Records
· · · ·
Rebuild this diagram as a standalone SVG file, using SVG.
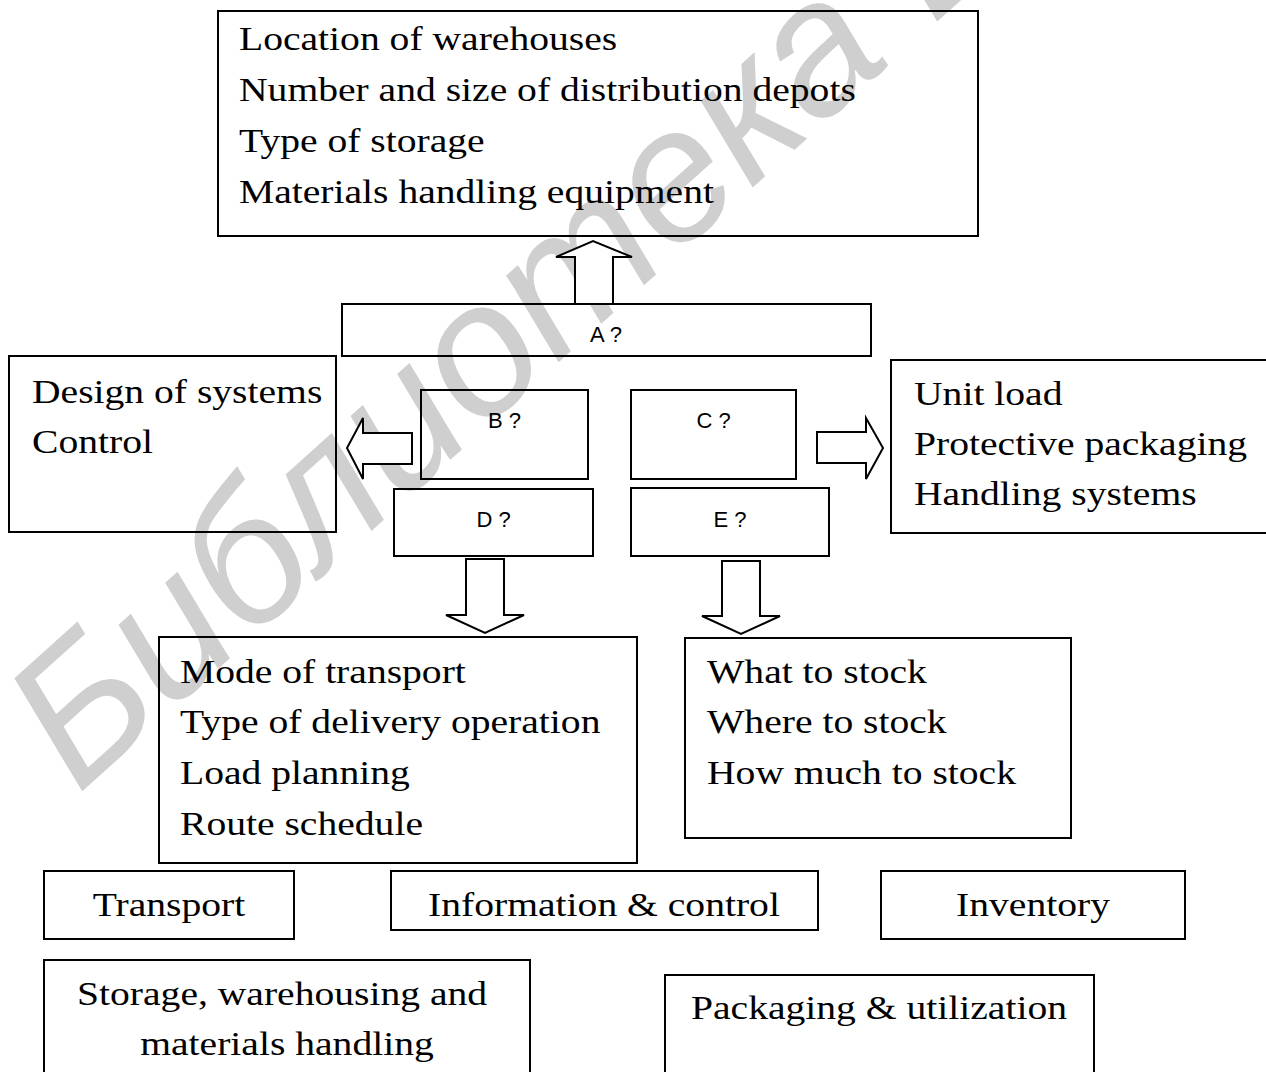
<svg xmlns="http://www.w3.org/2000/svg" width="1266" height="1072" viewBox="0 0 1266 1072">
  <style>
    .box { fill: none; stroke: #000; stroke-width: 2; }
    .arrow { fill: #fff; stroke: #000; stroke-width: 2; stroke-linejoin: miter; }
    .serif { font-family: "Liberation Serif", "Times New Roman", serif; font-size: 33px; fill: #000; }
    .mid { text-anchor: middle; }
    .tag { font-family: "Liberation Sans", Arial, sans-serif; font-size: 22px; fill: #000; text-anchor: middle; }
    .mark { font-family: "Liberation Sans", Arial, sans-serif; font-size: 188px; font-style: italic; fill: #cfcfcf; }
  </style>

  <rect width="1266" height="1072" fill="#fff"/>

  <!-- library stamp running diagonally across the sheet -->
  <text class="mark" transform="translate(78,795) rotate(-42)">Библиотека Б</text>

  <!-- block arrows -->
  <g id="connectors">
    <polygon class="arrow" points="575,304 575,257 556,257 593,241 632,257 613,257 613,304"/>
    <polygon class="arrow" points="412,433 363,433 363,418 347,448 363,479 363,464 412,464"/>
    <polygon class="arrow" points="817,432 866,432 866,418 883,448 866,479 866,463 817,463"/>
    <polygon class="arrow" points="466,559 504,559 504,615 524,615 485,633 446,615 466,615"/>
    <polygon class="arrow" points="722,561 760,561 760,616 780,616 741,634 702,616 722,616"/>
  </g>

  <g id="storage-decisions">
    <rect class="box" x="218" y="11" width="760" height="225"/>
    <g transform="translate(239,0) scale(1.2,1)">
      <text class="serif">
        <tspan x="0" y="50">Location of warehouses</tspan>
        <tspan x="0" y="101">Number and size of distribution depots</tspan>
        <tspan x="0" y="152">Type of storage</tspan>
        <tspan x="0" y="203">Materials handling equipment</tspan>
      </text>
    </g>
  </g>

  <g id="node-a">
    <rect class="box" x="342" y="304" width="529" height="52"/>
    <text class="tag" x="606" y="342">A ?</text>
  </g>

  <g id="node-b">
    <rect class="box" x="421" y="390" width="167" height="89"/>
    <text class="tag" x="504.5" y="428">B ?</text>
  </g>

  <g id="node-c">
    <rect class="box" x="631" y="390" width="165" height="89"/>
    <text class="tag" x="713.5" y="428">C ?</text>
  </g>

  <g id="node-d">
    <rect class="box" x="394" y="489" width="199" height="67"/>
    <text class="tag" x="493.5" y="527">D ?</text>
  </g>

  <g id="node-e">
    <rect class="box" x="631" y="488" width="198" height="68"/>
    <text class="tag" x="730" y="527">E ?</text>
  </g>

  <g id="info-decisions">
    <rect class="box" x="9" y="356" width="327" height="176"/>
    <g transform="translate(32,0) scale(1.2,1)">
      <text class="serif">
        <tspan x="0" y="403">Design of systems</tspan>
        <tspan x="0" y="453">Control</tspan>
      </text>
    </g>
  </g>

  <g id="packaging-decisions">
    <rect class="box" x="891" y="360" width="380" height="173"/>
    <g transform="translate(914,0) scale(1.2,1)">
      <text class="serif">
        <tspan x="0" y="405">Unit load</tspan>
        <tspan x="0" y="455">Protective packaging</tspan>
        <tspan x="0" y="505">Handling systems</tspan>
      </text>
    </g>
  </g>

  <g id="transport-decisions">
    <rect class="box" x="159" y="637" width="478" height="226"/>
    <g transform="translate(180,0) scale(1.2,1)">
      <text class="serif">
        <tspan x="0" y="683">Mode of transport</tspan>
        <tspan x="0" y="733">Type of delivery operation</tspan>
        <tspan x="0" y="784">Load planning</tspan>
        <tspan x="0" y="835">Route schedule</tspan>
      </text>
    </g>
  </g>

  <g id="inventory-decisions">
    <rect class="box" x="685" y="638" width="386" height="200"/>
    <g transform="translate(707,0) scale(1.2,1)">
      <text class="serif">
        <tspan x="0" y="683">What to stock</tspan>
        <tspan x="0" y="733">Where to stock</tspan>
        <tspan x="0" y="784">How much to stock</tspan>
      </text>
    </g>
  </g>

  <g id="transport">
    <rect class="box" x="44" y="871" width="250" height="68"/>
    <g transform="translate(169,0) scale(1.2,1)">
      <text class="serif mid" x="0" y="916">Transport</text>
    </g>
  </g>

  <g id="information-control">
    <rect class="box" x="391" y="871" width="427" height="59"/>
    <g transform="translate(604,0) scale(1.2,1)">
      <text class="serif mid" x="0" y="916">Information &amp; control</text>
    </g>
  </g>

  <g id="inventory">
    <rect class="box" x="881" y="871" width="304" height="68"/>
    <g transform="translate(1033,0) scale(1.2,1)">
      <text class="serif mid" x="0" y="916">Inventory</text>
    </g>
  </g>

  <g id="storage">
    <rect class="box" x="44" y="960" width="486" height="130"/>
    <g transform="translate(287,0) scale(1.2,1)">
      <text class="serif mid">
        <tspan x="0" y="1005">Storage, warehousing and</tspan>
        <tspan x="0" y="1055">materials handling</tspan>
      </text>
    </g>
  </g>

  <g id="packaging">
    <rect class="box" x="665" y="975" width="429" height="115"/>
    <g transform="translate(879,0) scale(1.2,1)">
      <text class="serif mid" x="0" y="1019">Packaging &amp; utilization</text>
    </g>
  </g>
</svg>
· · · ·
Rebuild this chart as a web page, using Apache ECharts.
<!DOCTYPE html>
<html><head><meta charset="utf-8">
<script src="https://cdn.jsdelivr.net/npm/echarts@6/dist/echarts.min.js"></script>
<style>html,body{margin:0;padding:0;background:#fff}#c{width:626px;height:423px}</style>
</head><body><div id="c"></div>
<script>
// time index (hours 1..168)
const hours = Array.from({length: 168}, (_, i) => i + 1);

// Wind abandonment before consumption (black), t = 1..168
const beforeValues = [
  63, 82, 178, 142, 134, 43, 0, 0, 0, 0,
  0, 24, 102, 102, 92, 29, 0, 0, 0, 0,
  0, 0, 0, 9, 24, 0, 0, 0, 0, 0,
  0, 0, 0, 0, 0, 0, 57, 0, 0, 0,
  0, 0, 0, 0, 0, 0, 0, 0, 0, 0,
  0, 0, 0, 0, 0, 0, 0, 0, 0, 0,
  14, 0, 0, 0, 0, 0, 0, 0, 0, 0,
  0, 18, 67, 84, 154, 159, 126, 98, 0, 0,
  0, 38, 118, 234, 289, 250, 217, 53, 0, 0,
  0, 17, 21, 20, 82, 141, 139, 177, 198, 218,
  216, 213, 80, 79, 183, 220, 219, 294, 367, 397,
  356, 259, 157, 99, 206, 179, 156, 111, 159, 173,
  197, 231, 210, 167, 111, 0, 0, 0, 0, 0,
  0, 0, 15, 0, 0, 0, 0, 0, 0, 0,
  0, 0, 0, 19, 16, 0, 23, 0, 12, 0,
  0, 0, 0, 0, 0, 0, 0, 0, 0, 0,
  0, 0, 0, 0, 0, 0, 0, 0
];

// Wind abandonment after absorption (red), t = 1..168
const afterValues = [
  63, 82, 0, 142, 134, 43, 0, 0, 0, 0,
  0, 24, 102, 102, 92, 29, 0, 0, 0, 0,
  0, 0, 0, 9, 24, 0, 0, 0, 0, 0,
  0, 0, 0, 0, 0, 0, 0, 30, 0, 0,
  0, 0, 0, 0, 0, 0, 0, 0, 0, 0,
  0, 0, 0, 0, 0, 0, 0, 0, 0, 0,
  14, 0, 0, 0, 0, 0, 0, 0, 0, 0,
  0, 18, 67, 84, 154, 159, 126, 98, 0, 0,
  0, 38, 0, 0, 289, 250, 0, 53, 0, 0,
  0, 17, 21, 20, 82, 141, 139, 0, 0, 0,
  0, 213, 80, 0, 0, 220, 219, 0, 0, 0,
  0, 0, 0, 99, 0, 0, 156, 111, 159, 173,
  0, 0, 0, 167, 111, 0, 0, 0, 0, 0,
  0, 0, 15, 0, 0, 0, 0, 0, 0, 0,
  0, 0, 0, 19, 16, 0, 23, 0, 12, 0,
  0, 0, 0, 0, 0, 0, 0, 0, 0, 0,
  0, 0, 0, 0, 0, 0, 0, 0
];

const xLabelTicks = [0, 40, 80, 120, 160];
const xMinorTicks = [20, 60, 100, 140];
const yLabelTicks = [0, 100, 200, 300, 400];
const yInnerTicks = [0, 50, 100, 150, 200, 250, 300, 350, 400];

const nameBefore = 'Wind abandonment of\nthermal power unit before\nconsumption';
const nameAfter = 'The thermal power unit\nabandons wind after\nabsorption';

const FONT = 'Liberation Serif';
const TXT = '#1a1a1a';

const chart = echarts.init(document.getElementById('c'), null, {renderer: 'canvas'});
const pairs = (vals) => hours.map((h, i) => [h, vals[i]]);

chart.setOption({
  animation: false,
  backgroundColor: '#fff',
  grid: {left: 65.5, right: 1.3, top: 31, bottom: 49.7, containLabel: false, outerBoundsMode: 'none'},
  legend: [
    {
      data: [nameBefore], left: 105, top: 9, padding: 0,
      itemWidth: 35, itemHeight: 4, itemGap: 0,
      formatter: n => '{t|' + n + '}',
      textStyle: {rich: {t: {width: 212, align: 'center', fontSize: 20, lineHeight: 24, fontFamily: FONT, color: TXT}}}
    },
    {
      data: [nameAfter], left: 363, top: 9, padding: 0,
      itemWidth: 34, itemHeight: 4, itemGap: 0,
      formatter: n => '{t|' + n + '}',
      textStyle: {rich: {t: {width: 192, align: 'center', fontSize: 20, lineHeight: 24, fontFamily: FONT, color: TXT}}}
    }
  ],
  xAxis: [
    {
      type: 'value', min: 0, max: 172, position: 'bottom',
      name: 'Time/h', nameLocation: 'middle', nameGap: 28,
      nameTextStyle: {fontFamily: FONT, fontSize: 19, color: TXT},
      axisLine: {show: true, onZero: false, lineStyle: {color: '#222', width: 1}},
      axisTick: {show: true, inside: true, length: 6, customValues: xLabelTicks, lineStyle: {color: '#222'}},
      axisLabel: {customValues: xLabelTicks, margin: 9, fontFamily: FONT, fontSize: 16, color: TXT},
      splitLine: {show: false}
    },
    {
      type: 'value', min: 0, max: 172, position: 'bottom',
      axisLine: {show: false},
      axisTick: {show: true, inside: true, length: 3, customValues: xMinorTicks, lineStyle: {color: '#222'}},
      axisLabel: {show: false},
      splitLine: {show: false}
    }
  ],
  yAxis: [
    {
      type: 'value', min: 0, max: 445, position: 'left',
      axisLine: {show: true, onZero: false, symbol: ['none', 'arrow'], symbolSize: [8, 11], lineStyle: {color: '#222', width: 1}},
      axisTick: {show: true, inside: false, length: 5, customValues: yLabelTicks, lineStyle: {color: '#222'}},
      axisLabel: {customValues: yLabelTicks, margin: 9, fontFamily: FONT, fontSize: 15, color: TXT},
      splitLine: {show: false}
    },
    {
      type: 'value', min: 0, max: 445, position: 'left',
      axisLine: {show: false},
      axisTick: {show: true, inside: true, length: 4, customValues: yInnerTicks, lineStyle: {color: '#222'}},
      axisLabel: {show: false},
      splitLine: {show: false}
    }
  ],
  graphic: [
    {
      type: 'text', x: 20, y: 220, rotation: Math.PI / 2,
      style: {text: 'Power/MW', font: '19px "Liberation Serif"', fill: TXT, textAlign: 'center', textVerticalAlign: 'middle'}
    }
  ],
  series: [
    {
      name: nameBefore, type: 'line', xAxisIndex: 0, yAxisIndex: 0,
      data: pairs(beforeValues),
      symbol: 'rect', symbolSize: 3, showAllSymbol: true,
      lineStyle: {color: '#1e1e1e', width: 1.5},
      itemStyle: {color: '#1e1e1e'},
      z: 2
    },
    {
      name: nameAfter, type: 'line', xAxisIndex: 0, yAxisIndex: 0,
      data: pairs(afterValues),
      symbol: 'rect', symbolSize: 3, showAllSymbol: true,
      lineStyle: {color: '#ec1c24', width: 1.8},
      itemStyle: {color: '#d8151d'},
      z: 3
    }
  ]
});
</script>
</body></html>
· · · ·
* _JOB_
Select and copy every line of the listing with the word "Rebuild".

* _SOLUTION TO THIS TASK_
Rebuild this diagram as a standalone SVG file, using SVG.
Rebuild this chart as a web page, using Apache ECharts.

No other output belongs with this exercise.